Water damage problems were constant, and with them came warranty voids. The 880-mAh, BT/BR50 lithium-ion batteries were prone to swelling with the slightest exposure to water and heat, transforming the white moisture-detecting sticker to a tell-tale red as the battery ballooned outward. Sure, you could potentially get up to seven hours of talk time out of the old batteries -- if you never used Bluetooth or internet features -- but they took forever to charge, and they might also literally burn a hole in your pocket. 

For the 2020 version, the Razr leaps into modern times with 15W fast charging and a 2510-mAh battery that can't be removed (we'll see about that), but Motorola still hasn't waterproofed the thing. While it's water-repellant against moderate exposure to water such as accidental spills, splashes or light rain, it doesn't appear to have the same water-resistance rating as other $1,500 phones, like the IP68 rating on Samsung's S10.

Read more: Motorola Razr: Can we fold this phone 100,000 times?

The mini-USB charging ports on the Razr V3 were likewise an absolute nightmare. I've still got soldering scars from trying to gently replace the factory ones with scrapyard substitutes after their flimsy little prongs were gouged to death by their owners. 
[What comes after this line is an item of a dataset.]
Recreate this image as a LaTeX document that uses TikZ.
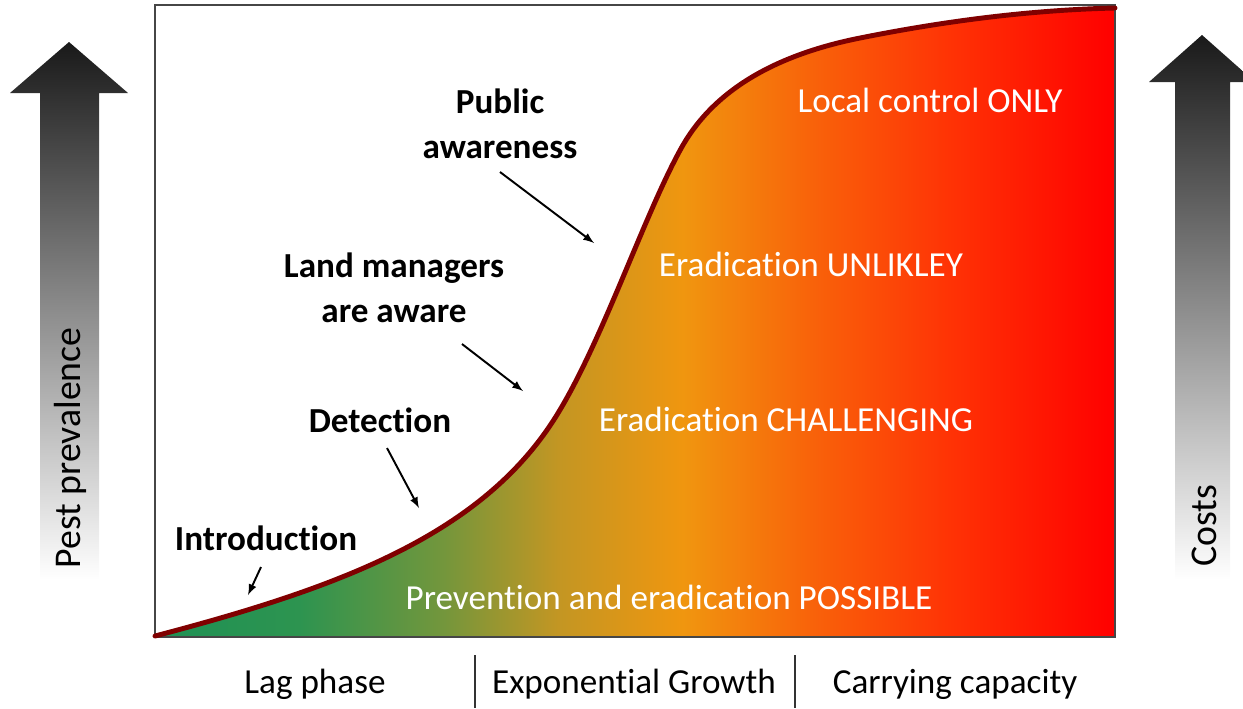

While I did get brutally efficient at swapping out the Razr's video-capable VGA Zoom 4x camera, it wasn't because the tech was terrible. Even though the camera was equivalent to less than half a megapixel in resolution, it was one of the best you could get at the time. The main issue with the camera was an under-the-hood problem that shared its root cause with the Razr's most pervasive failure: The infamous white screen of death. 

Thanks to a highly sensitive flex cable connecting the LCD screen to the keypad circuit, the most enjoyable thing about owning a Razr -- that satisfying clamshell snap-shut -- became its Achilles heel.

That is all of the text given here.